What is being asked: Omit all pictures and transcribe only the lines in the entries below that run from the line with "What TikZ code" through the line with "(lav.west |- aguas);".

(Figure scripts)
----------

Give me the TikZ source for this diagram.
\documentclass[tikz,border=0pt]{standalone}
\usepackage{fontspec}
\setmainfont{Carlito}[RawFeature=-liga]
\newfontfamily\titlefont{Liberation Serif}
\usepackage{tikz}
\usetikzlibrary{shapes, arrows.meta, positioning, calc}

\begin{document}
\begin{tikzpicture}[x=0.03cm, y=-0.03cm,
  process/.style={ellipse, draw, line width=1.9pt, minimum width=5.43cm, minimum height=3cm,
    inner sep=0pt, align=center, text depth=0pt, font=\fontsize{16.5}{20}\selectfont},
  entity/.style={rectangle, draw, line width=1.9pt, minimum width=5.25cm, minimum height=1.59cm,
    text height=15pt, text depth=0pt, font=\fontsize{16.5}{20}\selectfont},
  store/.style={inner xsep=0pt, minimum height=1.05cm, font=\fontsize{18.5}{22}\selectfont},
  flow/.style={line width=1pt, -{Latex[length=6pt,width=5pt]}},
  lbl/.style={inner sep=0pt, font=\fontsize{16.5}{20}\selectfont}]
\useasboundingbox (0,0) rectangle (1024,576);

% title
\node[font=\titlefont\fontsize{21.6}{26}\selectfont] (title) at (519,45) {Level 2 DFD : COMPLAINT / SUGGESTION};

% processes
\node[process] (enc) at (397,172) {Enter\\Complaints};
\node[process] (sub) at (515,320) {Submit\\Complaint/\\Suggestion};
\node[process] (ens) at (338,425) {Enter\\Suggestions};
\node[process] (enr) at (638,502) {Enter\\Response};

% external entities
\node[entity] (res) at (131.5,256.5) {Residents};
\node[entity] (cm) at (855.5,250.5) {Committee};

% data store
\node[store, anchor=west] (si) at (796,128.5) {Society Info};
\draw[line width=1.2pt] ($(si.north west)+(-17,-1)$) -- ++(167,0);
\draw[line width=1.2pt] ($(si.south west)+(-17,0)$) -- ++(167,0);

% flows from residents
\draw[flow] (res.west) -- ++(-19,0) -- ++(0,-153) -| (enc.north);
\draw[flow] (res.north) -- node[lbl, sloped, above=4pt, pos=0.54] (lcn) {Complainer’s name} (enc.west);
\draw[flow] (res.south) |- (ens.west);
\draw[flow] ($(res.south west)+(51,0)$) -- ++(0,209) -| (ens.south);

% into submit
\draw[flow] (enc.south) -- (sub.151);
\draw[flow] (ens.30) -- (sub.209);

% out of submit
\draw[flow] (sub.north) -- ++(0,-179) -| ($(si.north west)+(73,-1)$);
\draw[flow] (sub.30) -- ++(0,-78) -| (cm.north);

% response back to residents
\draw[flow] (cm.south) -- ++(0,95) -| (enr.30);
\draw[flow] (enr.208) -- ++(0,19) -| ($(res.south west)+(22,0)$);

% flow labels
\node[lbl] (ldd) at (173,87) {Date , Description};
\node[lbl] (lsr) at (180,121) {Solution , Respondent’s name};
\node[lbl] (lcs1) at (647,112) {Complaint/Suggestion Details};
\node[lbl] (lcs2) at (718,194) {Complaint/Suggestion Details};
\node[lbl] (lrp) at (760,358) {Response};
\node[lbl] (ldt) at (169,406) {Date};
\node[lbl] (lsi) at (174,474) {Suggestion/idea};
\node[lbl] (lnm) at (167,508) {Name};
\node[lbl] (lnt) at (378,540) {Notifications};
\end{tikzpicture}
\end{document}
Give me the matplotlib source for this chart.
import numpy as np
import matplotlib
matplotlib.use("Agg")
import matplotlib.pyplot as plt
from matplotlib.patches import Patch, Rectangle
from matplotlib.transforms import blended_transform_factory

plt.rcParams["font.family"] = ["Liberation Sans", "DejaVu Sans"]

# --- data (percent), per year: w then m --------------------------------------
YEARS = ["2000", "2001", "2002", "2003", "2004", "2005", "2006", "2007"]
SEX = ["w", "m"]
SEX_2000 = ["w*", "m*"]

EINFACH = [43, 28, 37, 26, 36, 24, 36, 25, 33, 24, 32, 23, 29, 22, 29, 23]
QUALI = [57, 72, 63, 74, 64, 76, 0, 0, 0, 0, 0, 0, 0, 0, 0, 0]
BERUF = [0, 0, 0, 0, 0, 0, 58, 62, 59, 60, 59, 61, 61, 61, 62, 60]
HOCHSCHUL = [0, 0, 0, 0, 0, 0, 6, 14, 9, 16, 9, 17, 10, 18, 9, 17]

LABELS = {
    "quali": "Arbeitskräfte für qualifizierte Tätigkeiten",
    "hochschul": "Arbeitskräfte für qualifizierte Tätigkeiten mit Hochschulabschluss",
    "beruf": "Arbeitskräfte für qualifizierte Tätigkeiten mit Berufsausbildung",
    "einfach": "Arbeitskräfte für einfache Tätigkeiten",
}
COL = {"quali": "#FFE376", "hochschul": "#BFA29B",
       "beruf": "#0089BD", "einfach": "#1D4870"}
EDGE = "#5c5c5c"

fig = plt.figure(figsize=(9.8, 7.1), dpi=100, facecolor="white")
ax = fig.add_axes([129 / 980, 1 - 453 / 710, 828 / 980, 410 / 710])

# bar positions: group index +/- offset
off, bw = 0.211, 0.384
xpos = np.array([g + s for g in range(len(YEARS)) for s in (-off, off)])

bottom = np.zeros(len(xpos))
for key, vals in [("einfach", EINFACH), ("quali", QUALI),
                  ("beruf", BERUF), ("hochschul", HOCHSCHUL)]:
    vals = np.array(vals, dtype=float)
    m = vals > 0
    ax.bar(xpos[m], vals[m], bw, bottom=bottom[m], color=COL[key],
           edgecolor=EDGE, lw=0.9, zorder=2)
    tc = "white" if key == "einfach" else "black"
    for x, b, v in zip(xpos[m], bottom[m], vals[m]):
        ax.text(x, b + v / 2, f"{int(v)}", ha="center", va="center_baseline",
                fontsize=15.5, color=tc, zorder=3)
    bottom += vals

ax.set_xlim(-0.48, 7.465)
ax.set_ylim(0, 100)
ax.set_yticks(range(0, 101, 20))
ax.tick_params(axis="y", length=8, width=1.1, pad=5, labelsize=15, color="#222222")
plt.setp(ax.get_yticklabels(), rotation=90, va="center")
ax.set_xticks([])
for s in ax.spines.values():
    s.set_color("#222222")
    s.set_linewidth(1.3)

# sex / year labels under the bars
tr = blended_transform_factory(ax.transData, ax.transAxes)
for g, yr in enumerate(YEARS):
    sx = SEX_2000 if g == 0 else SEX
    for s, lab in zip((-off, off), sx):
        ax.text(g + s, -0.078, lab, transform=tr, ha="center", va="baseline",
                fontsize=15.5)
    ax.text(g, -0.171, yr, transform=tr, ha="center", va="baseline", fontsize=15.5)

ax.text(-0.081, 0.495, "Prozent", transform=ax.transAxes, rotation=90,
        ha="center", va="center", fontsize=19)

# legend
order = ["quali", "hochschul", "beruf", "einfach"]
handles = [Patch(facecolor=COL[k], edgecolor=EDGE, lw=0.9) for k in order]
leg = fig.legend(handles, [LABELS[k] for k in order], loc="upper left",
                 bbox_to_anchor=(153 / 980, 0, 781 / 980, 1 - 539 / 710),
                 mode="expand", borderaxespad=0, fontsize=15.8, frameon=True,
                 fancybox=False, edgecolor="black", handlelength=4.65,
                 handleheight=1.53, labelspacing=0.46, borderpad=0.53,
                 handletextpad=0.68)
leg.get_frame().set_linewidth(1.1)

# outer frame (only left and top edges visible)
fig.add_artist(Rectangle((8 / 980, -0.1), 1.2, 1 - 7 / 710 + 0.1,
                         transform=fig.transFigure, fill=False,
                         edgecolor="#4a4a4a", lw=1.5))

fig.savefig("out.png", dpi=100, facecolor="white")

----------

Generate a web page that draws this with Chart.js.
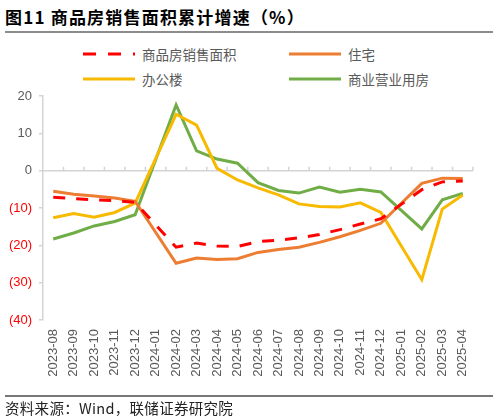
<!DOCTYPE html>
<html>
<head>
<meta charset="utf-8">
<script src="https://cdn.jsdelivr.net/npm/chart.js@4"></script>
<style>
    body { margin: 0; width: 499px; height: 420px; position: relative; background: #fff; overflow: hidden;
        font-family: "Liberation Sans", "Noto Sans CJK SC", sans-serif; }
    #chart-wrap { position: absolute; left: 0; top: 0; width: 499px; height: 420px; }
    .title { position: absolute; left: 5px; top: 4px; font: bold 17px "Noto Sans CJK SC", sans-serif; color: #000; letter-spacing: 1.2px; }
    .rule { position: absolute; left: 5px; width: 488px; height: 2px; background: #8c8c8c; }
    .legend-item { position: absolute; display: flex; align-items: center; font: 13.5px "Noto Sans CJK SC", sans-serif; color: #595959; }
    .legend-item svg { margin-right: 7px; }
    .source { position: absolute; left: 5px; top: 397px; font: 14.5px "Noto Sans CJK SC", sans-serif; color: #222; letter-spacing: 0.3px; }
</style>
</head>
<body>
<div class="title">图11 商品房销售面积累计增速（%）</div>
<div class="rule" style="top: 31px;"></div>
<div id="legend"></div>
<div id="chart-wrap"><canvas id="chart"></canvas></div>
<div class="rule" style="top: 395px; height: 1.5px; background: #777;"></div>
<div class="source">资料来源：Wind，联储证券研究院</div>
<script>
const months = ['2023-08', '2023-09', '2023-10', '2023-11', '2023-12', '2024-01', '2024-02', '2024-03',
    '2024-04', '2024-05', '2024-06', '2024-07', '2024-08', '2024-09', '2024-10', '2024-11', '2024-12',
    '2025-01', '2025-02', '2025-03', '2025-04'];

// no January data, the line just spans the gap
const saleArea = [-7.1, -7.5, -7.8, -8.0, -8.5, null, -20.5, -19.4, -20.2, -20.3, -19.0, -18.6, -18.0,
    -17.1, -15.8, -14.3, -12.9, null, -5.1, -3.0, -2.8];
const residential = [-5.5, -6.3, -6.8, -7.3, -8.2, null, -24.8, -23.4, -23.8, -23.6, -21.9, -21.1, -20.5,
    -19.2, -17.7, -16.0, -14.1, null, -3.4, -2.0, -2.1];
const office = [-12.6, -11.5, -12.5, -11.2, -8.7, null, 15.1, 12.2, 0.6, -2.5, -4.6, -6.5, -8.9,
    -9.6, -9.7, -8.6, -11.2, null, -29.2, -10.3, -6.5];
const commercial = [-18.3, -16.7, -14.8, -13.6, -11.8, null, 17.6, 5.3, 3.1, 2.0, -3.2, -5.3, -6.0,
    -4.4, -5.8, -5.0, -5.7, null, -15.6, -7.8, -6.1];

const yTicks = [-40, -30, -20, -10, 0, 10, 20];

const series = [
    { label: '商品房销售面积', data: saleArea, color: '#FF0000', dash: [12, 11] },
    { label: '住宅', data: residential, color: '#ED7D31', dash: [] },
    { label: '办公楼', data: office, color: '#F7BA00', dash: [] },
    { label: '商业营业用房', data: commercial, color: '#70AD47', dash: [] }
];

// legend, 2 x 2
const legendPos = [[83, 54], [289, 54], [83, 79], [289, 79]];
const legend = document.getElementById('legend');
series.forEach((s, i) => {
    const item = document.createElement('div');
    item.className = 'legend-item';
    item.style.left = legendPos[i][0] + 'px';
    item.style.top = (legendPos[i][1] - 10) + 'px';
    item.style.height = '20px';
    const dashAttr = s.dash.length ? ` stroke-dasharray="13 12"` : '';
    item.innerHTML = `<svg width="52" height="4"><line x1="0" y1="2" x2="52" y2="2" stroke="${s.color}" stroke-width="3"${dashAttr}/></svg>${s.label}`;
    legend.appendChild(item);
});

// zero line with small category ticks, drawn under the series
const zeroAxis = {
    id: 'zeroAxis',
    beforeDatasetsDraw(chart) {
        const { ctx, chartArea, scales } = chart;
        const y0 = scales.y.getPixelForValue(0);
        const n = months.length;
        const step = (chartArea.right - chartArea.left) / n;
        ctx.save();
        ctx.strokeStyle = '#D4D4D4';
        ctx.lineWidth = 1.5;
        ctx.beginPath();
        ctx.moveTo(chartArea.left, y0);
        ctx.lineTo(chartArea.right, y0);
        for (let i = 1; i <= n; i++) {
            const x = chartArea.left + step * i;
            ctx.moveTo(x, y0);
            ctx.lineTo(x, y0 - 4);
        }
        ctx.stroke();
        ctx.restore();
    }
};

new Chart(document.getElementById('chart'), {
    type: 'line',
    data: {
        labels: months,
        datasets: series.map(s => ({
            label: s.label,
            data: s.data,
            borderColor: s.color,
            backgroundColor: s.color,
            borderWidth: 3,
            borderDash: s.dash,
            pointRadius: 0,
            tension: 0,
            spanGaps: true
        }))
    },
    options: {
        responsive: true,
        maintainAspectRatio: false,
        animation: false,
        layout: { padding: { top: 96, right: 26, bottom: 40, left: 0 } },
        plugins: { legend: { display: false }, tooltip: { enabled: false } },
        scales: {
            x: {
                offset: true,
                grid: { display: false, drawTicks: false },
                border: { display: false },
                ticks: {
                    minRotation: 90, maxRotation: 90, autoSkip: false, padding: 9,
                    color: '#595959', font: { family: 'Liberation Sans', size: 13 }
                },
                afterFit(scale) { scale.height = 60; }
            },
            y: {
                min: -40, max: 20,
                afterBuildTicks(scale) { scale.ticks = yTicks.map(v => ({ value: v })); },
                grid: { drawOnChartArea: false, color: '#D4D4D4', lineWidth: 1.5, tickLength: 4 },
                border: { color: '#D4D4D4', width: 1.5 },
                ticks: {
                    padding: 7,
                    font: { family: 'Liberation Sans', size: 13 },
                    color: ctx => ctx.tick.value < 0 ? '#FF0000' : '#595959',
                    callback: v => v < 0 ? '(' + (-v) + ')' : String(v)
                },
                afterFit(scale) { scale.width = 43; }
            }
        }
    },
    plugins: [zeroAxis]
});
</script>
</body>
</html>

----------

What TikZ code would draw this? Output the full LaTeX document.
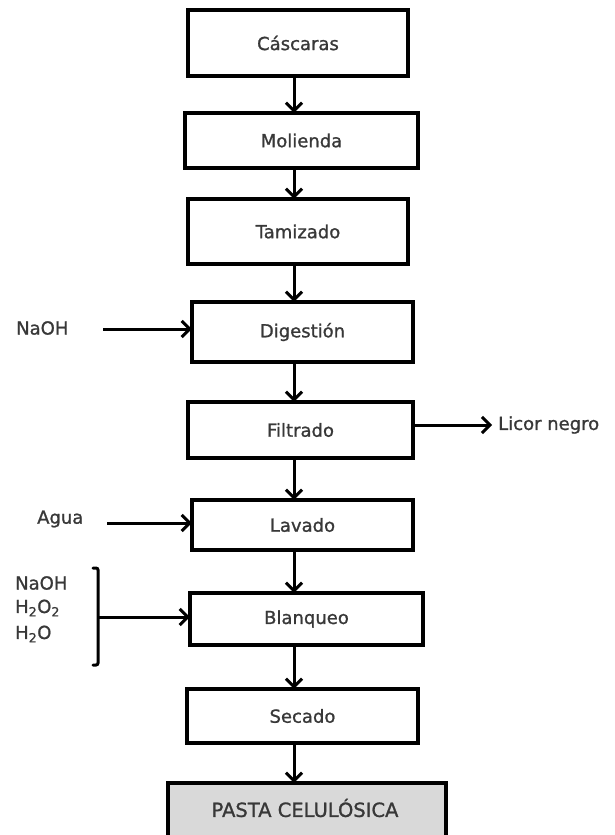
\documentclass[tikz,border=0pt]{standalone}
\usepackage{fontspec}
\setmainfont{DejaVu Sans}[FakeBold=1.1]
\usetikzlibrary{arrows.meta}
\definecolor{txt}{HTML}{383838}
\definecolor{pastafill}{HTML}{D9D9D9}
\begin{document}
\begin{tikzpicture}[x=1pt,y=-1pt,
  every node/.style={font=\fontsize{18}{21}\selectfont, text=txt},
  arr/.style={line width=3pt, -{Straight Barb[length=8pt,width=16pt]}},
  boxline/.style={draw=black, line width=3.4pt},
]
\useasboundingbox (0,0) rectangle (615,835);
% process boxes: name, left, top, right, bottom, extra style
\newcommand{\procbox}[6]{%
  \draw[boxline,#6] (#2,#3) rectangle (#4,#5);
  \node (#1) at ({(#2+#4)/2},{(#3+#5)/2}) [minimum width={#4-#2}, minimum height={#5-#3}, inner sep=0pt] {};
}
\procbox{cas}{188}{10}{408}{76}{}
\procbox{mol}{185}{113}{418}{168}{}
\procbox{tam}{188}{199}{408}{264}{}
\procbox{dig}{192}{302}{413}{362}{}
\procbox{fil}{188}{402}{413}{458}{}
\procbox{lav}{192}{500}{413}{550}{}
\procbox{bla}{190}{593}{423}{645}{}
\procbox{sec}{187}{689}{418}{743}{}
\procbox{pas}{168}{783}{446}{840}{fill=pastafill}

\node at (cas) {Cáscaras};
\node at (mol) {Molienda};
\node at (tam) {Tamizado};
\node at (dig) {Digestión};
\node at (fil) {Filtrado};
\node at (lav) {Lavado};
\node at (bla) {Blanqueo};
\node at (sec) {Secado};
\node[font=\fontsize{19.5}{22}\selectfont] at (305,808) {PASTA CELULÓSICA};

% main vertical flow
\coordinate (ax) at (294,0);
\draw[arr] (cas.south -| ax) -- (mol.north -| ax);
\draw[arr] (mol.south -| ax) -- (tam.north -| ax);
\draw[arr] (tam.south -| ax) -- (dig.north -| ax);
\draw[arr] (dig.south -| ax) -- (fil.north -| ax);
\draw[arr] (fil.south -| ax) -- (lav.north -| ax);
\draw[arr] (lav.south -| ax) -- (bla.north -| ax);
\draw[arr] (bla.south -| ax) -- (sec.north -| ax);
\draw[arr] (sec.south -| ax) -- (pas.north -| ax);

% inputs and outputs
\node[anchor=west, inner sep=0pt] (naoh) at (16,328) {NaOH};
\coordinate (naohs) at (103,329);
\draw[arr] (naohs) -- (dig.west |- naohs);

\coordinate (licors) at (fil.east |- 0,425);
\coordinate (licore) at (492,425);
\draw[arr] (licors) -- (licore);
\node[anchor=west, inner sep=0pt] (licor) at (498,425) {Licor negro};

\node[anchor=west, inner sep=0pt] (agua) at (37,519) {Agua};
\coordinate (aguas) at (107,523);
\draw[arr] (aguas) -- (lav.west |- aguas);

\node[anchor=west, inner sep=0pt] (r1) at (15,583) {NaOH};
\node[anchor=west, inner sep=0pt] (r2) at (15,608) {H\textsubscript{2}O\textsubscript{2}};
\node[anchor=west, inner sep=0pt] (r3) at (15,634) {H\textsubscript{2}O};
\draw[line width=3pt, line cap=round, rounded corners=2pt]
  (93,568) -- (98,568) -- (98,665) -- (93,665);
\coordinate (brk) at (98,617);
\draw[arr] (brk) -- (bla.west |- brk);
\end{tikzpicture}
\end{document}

----------

Task solution:
What TikZ code would draw this? Output the full LaTeX document.
\documentclass[tikz,border=0pt]{standalone}
\usepackage{fontspec}
\setmainfont{DejaVu Sans}[FakeBold=1.1]
\usetikzlibrary{arrows.meta}
\definecolor{txt}{HTML}{383838}
\definecolor{pastafill}{HTML}{D9D9D9}
\begin{document}
\begin{tikzpicture}[x=1pt,y=-1pt,
  every node/.style={font=\fontsize{18}{21}\selectfont, text=txt},
  arr/.style={line width=3pt, -{Straight Barb[length=8pt,width=16pt]}},
  boxline/.style={draw=black, line width=3.4pt},
]
\useasboundingbox (0,0) rectangle (615,835);
% process boxes: name, left, top, right, bottom, extra style
\newcommand{\procbox}[6]{%
  \draw[boxline,#6] (#2,#3) rectangle (#4,#5);
  \node (#1) at ({(#2+#4)/2},{(#3+#5)/2}) [minimum width={#4-#2}, minimum height={#5-#3}, inner sep=0pt] {};
}
\procbox{cas}{188}{10}{408}{76}{}
\procbox{mol}{185}{113}{418}{168}{}
\procbox{tam}{188}{199}{408}{264}{}
\procbox{dig}{192}{302}{413}{362}{}
\procbox{fil}{188}{402}{413}{458}{}
\procbox{lav}{192}{500}{413}{550}{}
\procbox{bla}{190}{593}{423}{645}{}
\procbox{sec}{187}{689}{418}{743}{}
\procbox{pas}{168}{783}{446}{840}{fill=pastafill}

\node at (cas) {Cáscaras};
\node at (mol) {Molienda};
\node at (tam) {Tamizado};
\node at (dig) {Digestión};
\node at (fil) {Filtrado};
\node at (lav) {Lavado};
\node at (bla) {Blanqueo};
\node at (sec) {Secado};
\node[font=\fontsize{19.5}{22}\selectfont] at (305,808) {PASTA CELULÓSICA};

% main vertical flow
\coordinate (ax) at (294,0);
\draw[arr] (cas.south -| ax) -- (mol.north -| ax);
\draw[arr] (mol.south -| ax) -- (tam.north -| ax);
\draw[arr] (tam.south -| ax) -- (dig.north -| ax);
\draw[arr] (dig.south -| ax) -- (fil.north -| ax);
\draw[arr] (fil.south -| ax) -- (lav.north -| ax);
\draw[arr] (lav.south -| ax) -- (bla.north -| ax);
\draw[arr] (bla.south -| ax) -- (sec.north -| ax);
\draw[arr] (sec.south -| ax) -- (pas.north -| ax);

% inputs and outputs
\node[anchor=west, inner sep=0pt] (naoh) at (16,328) {NaOH};
\coordinate (naohs) at (103,329);
\draw[arr] (naohs) -- (dig.west |- naohs);

\coordinate (licors) at (fil.east |- 0,425);
\coordinate (licore) at (492,425);
\draw[arr] (licors) -- (licore);
\node[anchor=west, inner sep=0pt] (licor) at (498,425) {Licor negro};

\node[anchor=west, inner sep=0pt] (agua) at (37,519) {Agua};
\coordinate (aguas) at (107,523);
\draw[arr] (aguas) -- (lav.west |- aguas);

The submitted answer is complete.